Luka Modric, le joueur
favori de Suzanne Vega, et Ivan Rakitic, le joueur favori de votre
voisin d'en-dessous qui fait des pâtisseries maison, ont tous les
deux remporté un trophée européen au mois de mai: le premier a mis
la main sur la fameuse decima avec le Real Madrid et le second
gagné l'Europa League sous le maillot du FC Séville. Auteurs d'une
saison de toute beauté, ils seront les atouts maîtres d'une
sélection croate qui pourrait tirer son épingle du jeu dans son
groupe derrière le Brésil, qualifié pour le second tour avant
d'avoir touché le ballon.
Révélé lors de l'Euro 2008, alors qu'il n'avait que vingt-deux ans, Modric n'a depuis cessé d'évoluer et de progresser. Après un passage remarqué à Tottenham, où il s'affirma comme l'un des meilleurs milieux de Premier League, il a pris une dimension planétaire avec le Real. Dans un club où la concurrence dans l'entre-jeu fait rage, il a su s'imposer comme un élément indispensable aux côtés de Xabi Alonso et prendre la direction des opérations. Le départ d'Özil a fait de Modric le véritable dépositaire du jeu du Real, et le Croate a parfaitement assumé cette responsabilité, touchant un nombre considérable de ballons et exerçant une influence croissante.
Moins virevoltant et
dribbleur qu'à ses débuts, l'ancien petit prodige du Dinamo Zagreb s'est mué
en impeccable régulateur, imposant le tempo, orientant la manœuvre,
faisant souvent la première passe vers l'avant. Son jeu respire
l'élégance et la simplicité, voire le dépouillement, même s'il
peut toujours offrir une gâterie technique de temps à autre. Vrai
meneur de jeu, il se préoccupe avant tout de faire jouer autour de
lui et brille essentiellement par sa capacité à créer du liant, à
mettre de l'huile dans les rouages. Il peut tout aussi bien opérer
depuis une position très reculée, en position de premier relanceur,
qu'au soutien direct des attaquants, et peu de milieux actuels
possèdent une palette aussi large que la sienne.
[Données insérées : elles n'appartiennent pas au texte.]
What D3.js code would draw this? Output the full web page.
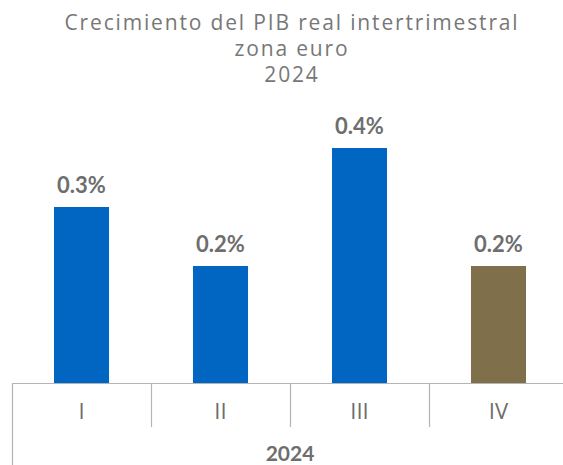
<!DOCTYPE html>
<html><head><meta charset="utf-8">
<script src="https://cdn.jsdelivr.net/npm/d3@7"></script>
<style>html,body{margin:0;padding:0;background:#fff;}svg{display:block;}</style>
</head><body>
<script>
const categories = ["I", "II", "III", "IV"];
const values = [0.3, 0.2, 0.4, 0.2];
const barColors = ["#0066c2", "#0066c2", "#0066c2", "#7f6f4b"];
const groupLabel = "2024";
const titleLines = ["Crecimiento del PIB real intertrimestral", "zona euro", "2024"];

const W = 563, H = 465;
const svg = d3.select("body").append("svg").attr("width", W).attr("height", H);
const font = "Lato, 'Open Sans', sans-serif";
const titleFont = "'Open Sans', Lato, sans-serif";
const gray = "#6e6e6e";

const x = d3.scaleBand().domain(categories).range([12, 568]).padding(0);
const y = d3.scaleLinear().domain([0, 0.4]).range([384, 148]);
const bw = x.step() * 0.396;

// title
const tt = svg.append("g").selectAll("text").data(titleLines).join("text")
  .attr("x", 292).attr("y", (d, i) => 30 + i * 26)
  .attr("text-anchor", "middle").attr("font-family", titleFont)
  .attr("font-size", 21).attr("fill", "#777777").text(d => d);
const len0 = tt.node().getComputedTextLength();
const ls = Math.max(0, (455 - len0) / titleLines[0].length);
tt.attr("letter-spacing", ls);

// bars
svg.append("g").selectAll("rect").data(values).join("rect")
  .attr("x", (d, i) => x(categories[i]) + x.bandwidth() / 2 - bw / 2)
  .attr("width", bw)
  .attr("y", d => y(d))
  .attr("height", d => y(0) - y(d))
  .attr("fill", (d, i) => barColors[i]);

// value labels
svg.append("g").selectAll("text").data(values).join("text")
  .attr("x", (d, i) => x(categories[i]) + x.bandwidth() / 2)
  .attr("y", d => y(d) - 14)
  .attr("text-anchor", "middle").attr("font-family", font)
  .attr("font-weight", 700).attr("font-size", 22).attr("fill", gray)
  .text(d => d.toFixed(1) + "%");

// axis
const axisY = 383.5;
const ax = svg.append("g").attr("stroke", "#b4b4b4").attr("stroke-width", 1.2);
ax.append("line").attr("x1", 12).attr("x2", W).attr("y1", axisY).attr("y2", axisY);
ax.selectAll("line.div").data(categories.slice(1)).join("line").attr("class", "div")
  .attr("x1", d => Math.round(x(d)) + 0.5).attr("x2", d => Math.round(x(d)) + 0.5)
  .attr("y1", axisY).attr("y2", 427);
ax.append("line").attr("x1", 12.5).attr("x2", 12.5).attr("y1", axisY).attr("y2", H);

// category labels
svg.append("g").selectAll("text").data(categories).join("text")
  .attr("x", d => x(d) + x.bandwidth() / 2).attr("y", 419)
  .attr("text-anchor", "middle").attr("font-family", titleFont)
  .attr("font-size", 22).attr("fill", gray).text(d => d);

// group label
svg.append("text").attr("x", 290).attr("y", 461)
  .attr("text-anchor", "middle").attr("font-family", font)
  .attr("font-weight", 700).attr("font-size", 21).attr("fill", gray).text(groupLabel);
</script>
</body></html>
Ivan Rakitic est moins connu du grand public (auquel, précisément, la présente gazette ne s'adresse pas, comme quoi les choses sont parfois bien faites) mais ses superbes prestations avec le FC Séville (12 buts et 11 passes décisives en Liga) lui valent désormais l'intérêt du Barça. Il faut dire que son action mémorable pour offrir un but à Bacca face au Real a marqué les esprits. Considéré comme l'un des plus grands espoirs du football national depuis ses années allemandes, Rakitic a mis du temps à répondre aux attentes mais semble désormais donner sa pleine mesure. A vingt-six ans, il affiche déjà une soixantaine de sélections au compteur et fait partie des cadres de l'équipe nationale.
Joueur athlétique et faussement lent, Rakitic est capable d'inspirations géniales, dans la grande tradition des techniciens croates (Prosinecki, Boban, Asanovic), et s'appuie sur des facultés techniques exceptionnelles. Il possède un sens unique du dribble et du contre-pied et, de par sa justesse de passe, peut s'avérer aussi redoutable en contre que sur attaque placée. Sa qualité de frappe au-dessus de la moyenne (non en n'en rajoute pas, vous verrez bien, bande de dubitatifs précoces) constitue une menace permanente dans le jeu et sur coup de pied arrêté. Créatif, inventif, imprévisible, il possède un profil très complémentaire de celui de Modric, plus sobre et gestionnaire. On souhaite bien du courage aux récupérateurs adverses pour leur prendre la chique dans les pieds.

La paire Rakitic-Modric est à coup sûr le point fort du onze de Nico Kovac, qui vivra ou mourra par le milieu de terrain et devra trouver des solutions au coeur du jeu. N'oublions pas non plus que l'avant-centre que les deux artistes sont censés approvisionner n'est autre que Mario Mandzukic, auteur d'une trentaine de pions avec le Bayern toutes compétitions confondues, formidable présence dans la surface, adroit devant le but et parfait dans le rôle de contrôleur aérien. Lors du dernier Euro, il avait planté trois buts en trois matches (un doublé face à l'Irlande et le but égalisateur contre l'Italie). Gare à la Croatie si jamais son buteur en chef parvenait à maintenir sa moyenne.